Volant is a unique village of quaint shops, restaurants, wineries and distillery located on Route 208 only 10 minutes from I-79 and I-80. Visitors shop year-round on the old-fashioned main street nestled in the rolling hills of scenic western Pennsylvania Amish country. Volant and surroundings area of Lawrence County are the 3rd largest Old Order Amish Sect in the nation.
The pulse of Volant can be found along Main Street where Amish buggies co-mingle with automobiles. Many visitors enjoy the quaint, quiet hometown experience of spending the day in Volant.
The land on which the borough of Volant currently sits on was bought from the native Americans in 1784. The first gristmill was built on Neshannock Creek in 1806, upstream from the current site. It was abandoned after a few years, and a new mill was built in 1812 at its current location at the center of Volant’s historic main street.

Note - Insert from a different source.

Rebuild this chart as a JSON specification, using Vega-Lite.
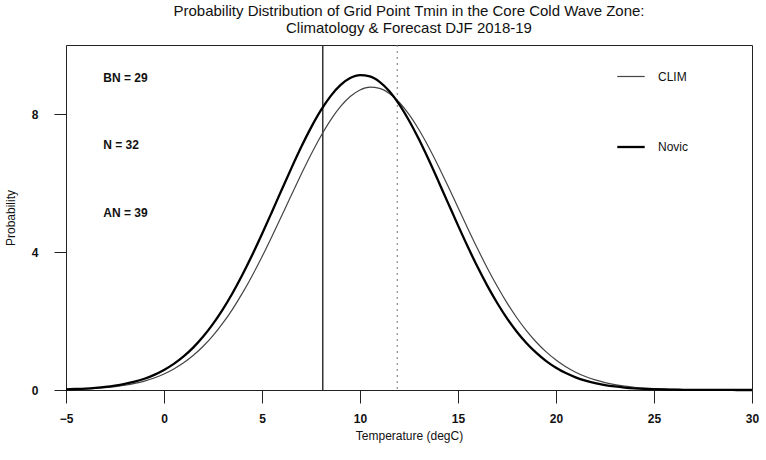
{
  "$schema": "https://vega.github.io/schema/vega-lite/v6.json",
  "width": 686,
  "height": 345,
  "autosize": "none",
  "padding": {"left": 66, "top": 45, "right": 14, "bottom": 70},
  "background": "white",
  "config": {
    "font": "Liberation Sans",
    "view": {"stroke": "#222", "strokeWidth": 1},
    "axis": {"domain": false, "grid": false, "tickColor": "#222", "labelColor": "#111", "titleColor": "#111", "labelFont": "Liberation Sans", "titleFont": "Liberation Sans", "labelFontWeight": "bold", "titleFontWeight": "normal"}
  },
  "title": {
    "text": ["Probability Distribution of Grid Point Tmin in the Core Cold Wave Zone:", "Climatology & Forecast DJF 2018-19"],
    "font": "Liberation Sans",
    "fontSize": 15,
    "fontWeight": "normal",
    "color": "#111",
    "anchor": "middle",
    "offset": 8,
    "lineHeight": 17
  },
  "layer": [
    {
      "data": {"values": [{"t": 8.1}]},
      "mark": {"type": "rule", "color": "#333", "strokeWidth": 1.5},
      "encoding": {"x": {"field": "t", "type": "quantitative", "scale": {"domain": [-5, 30]}}}
    },
    {
      "data": {"values": [{"t": 11.9}]},
      "mark": {"type": "rule", "color": "#777", "strokeWidth": 1, "strokeDash": [2, 4]},
      "encoding": {"x": {"field": "t", "type": "quantitative", "scale": {"domain": [-5, 30]}}}
    },
    {
      "data": {"values": [
        {"t": -5, "CLIM": 0.015, "Novic": 0.019},
        {"t": -4.5, "CLIM": 0.023, "Novic": 0.029},
        {"t": -4, "CLIM": 0.033, "Novic": 0.042},
        {"t": -3.5, "CLIM": 0.048, "Novic": 0.062},
        {"t": -3, "CLIM": 0.069, "Novic": 0.088},
        {"t": -2.5, "CLIM": 0.098, "Novic": 0.125},
        {"t": -2, "CLIM": 0.138, "Novic": 0.175},
        {"t": -1.5, "CLIM": 0.190, "Novic": 0.240},
        {"t": -1, "CLIM": 0.259, "Novic": 0.327},
        {"t": -0.5, "CLIM": 0.349, "Novic": 0.438},
        {"t": 0, "CLIM": 0.463, "Novic": 0.580},
        {"t": 0.5, "CLIM": 0.608, "Novic": 0.756},
        {"t": 1, "CLIM": 0.787, "Novic": 0.974},
        {"t": 1.5, "CLIM": 1.005, "Novic": 1.237},
        {"t": 2, "CLIM": 1.267, "Novic": 1.550},
        {"t": 2.5, "CLIM": 1.576, "Novic": 1.916},
        {"t": 3, "CLIM": 1.936, "Novic": 2.338},
        {"t": 3.5, "CLIM": 2.346, "Novic": 2.813},
        {"t": 4, "CLIM": 2.807, "Novic": 3.340},
        {"t": 4.5, "CLIM": 3.314, "Novic": 3.911},
        {"t": 5, "CLIM": 3.863, "Novic": 4.520},
        {"t": 5.5, "CLIM": 4.445, "Novic": 5.154},
        {"t": 6, "CLIM": 5.046, "Novic": 5.797},
        {"t": 6.5, "CLIM": 5.654, "Novic": 6.432},
        {"t": 7, "CLIM": 6.253, "Novic": 7.042},
        {"t": 7.5, "CLIM": 6.827, "Novic": 7.605},
        {"t": 8, "CLIM": 7.356, "Novic": 8.104},
        {"t": 8.5, "CLIM": 7.823, "Novic": 8.519},
        {"t": 9, "CLIM": 8.211, "Novic": 8.836},
        {"t": 9.5, "CLIM": 8.506, "Novic": 9.041},
        {"t": 10, "CLIM": 8.697, "Novic": 9.128},
        {"t": 10.5, "CLIM": 8.778, "Novic": 9.091},
        {"t": 11, "CLIM": 8.743, "Novic": 8.932},
        {"t": 11.5, "CLIM": 8.596, "Novic": 8.659},
        {"t": 12, "CLIM": 8.341, "Novic": 8.281},
        {"t": 12.5, "CLIM": 7.988, "Novic": 7.813},
        {"t": 13, "CLIM": 7.551, "Novic": 7.274},
        {"t": 13.5, "CLIM": 7.045, "Novic": 6.680},
        {"t": 14, "CLIM": 6.488, "Novic": 6.052},
        {"t": 14.5, "CLIM": 5.896, "Novic": 5.410},
        {"t": 15, "CLIM": 5.289, "Novic": 4.771},
        {"t": 15.5, "CLIM": 4.683, "Novic": 4.151},
        {"t": 16, "CLIM": 4.092, "Novic": 3.563},
        {"t": 16.5, "CLIM": 3.530, "Novic": 3.018},
        {"t": 17, "CLIM": 3.005, "Novic": 2.522},
        {"t": 17.5, "CLIM": 2.525, "Novic": 2.078},
        {"t": 18, "CLIM": 2.094, "Novic": 1.690},
        {"t": 18.5, "CLIM": 1.714, "Novic": 1.356},
        {"t": 19, "CLIM": 1.385, "Novic": 1.074},
        {"t": 19.5, "CLIM": 1.104, "Novic": 0.838},
        {"t": 20, "CLIM": 0.869, "Novic": 0.646},
        {"t": 20.5, "CLIM": 0.675, "Novic": 0.491},
        {"t": 21, "CLIM": 0.517, "Novic": 0.368},
        {"t": 21.5, "CLIM": 0.392, "Novic": 0.272},
        {"t": 22, "CLIM": 0.293, "Novic": 0.199},
        {"t": 22.5, "CLIM": 0.216, "Novic": 0.143},
        {"t": 23, "CLIM": 0.157, "Novic": 0.102},
        {"t": 23.5, "CLIM": 0.113, "Novic": 0.071},
        {"t": 24, "CLIM": 0.080, "Novic": 0.049},
        {"t": 24.5, "CLIM": 0.056, "Novic": 0.034},
        {"t": 25, "CLIM": 0.039, "Novic": 0.023},
        {"t": 25.5, "CLIM": 0.026, "Novic": 0.015},
        {"t": 26, "CLIM": 0.018, "Novic": 0.010},
        {"t": 26.5, "CLIM": 0.012, "Novic": 0.006},
        {"t": 27, "CLIM": 0.008, "Novic": 0.004},
        {"t": 27.5, "CLIM": 0.005, "Novic": 0.003},
        {"t": 28, "CLIM": 0.003, "Novic": 0.002},
        {"t": 28.5, "CLIM": 0.002, "Novic": 0.001},
        {"t": 29, "CLIM": 0.001, "Novic": 0.001},
        {"t": 29.5, "CLIM": 0.001, "Novic": 0.0},
        {"t": 30, "CLIM": 0.0, "Novic": 0.0}
      ]},
      "transform": [{"fold": ["CLIM", "Novic"], "as": ["series", "p"]}],
      "mark": {"type": "line", "interpolate": "monotone"},
      "encoding": {
        "x": {
          "field": "t", "type": "quantitative",
          "scale": {"domain": [-5, 30], "nice": false, "zero": false},
          "axis": {"values": [-5, 0, 5, 10, 15, 20, 25, 30], "title": "Temperature (degC)", "labelFontSize": 12, "titleFontSize": 12, "tickSize": 13, "labelPadding": 10, "titlePadding": 6, "labelFlush": false}
        },
        "y": {
          "field": "p", "type": "quantitative",
          "scale": {"domain": [0, 10], "nice": false},
          "axis": {"values": [0, 4, 8], "title": "Probability", "labelFontSize": 12, "titleFontSize": 12, "tickSize": 12, "labelPadding": 16, "titlePadding": 14, "labelAngle": 0}
        },
        "color": {
          "field": "series", "type": "nominal",
          "scale": {"domain": ["CLIM", "Novic"], "range": ["#444", "#000"]},
          "legend": {"title": null, "orient": "none", "legendX": 550, "legendY": 17, "symbolType": "stroke", "symbolSize": 750, "rowPadding": 49, "labelFontSize": 12, "labelOffset": 12, "labelFont": "Liberation Sans", "labelColor": "#111"}
        },
        "strokeWidth": {
          "field": "series", "type": "nominal",
          "scale": {"domain": ["CLIM", "Novic"], "range": [1.2, 2.3]},
          "legend": {"title": null, "orient": "none", "legendX": 550, "legendY": 17, "symbolType": "stroke", "symbolSize": 750, "rowPadding": 49, "labelFontSize": 12, "labelOffset": 12, "labelFont": "Liberation Sans", "labelColor": "#111"}
        }
      }
    },
    {
      "data": {"values": [
        {"label": "BN = 29", "t": -3.1, "p": 9.04},
        {"label": "N  = 32", "t": -3.1, "p": 7.1},
        {"label": "AN = 39", "t": -3.1, "p": 5.13}
      ]},
      "mark": {"type": "text", "align": "left", "baseline": "middle", "fontSize": 12, "fontWeight": "bold", "font": "Liberation Sans", "color": "#111"},
      "encoding": {
        "x": {"field": "t", "type": "quantitative"},
        "y": {"field": "p", "type": "quantitative"},
        "text": {"field": "label"}
      }
    }
  ]
}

In 1847 an Amish settlement was established between New Wilmington and Volant. In 1868, J.P. Locke purchased the mill and 100 acres (0.40 km2) of land and began laying out a settlement of 30 lots, which he called Lockeville. With the help of the railroad, his attempts to create a settlement were successful. Lockeville began to grow and prosper, and in June 1893 the settlement changed its name to Volant and was incorporated as a self-governing unit.
The first store was built in 1877 by John and William Graham. By the turn of the 20th century the village was a bustling commercial community. Thanks to the New Castle-Franklin railroad Volant became a popular shopping district. The mill remained the nucleus of the town. Because of Volant’s rural location there was a livery stable, two harness shops, a blacksmith and a veterinarian, as well as some shops. In addition, there was a college which attracted students from the surrounding communities. As the town progressed toward establishing larger business ventures, a stone quarry was begun around 1900, as well as a lumber mill and brick company. The growing need for petroleum spurred an oil boom north of Volant. The drilling continued until the beginning of World War I.
With the Great Depression came a gradual decline of the economy. As the economy worsened the business district diminished to almost nothing. The mill, which was primarily responsible for Volant’s success, closed its doors in the early 1960s, and the trains stopped running through Volant in 1975. Volant soon became forgotten and returned to its rural roots.
In 1984, a renaissance began with the old mill as its centerpiece. Opening its doors for the first time in over 20 years as a country gift and antique store, it paved the way for a business revival that still continues. Encouraged by its success, other shops were opened on Main Street. After several years of rapid growth, there are now over 30 shops and restaurants, turning Volant from a sleepy little village into one of western Pennsylvania’s most popular tourist attractions.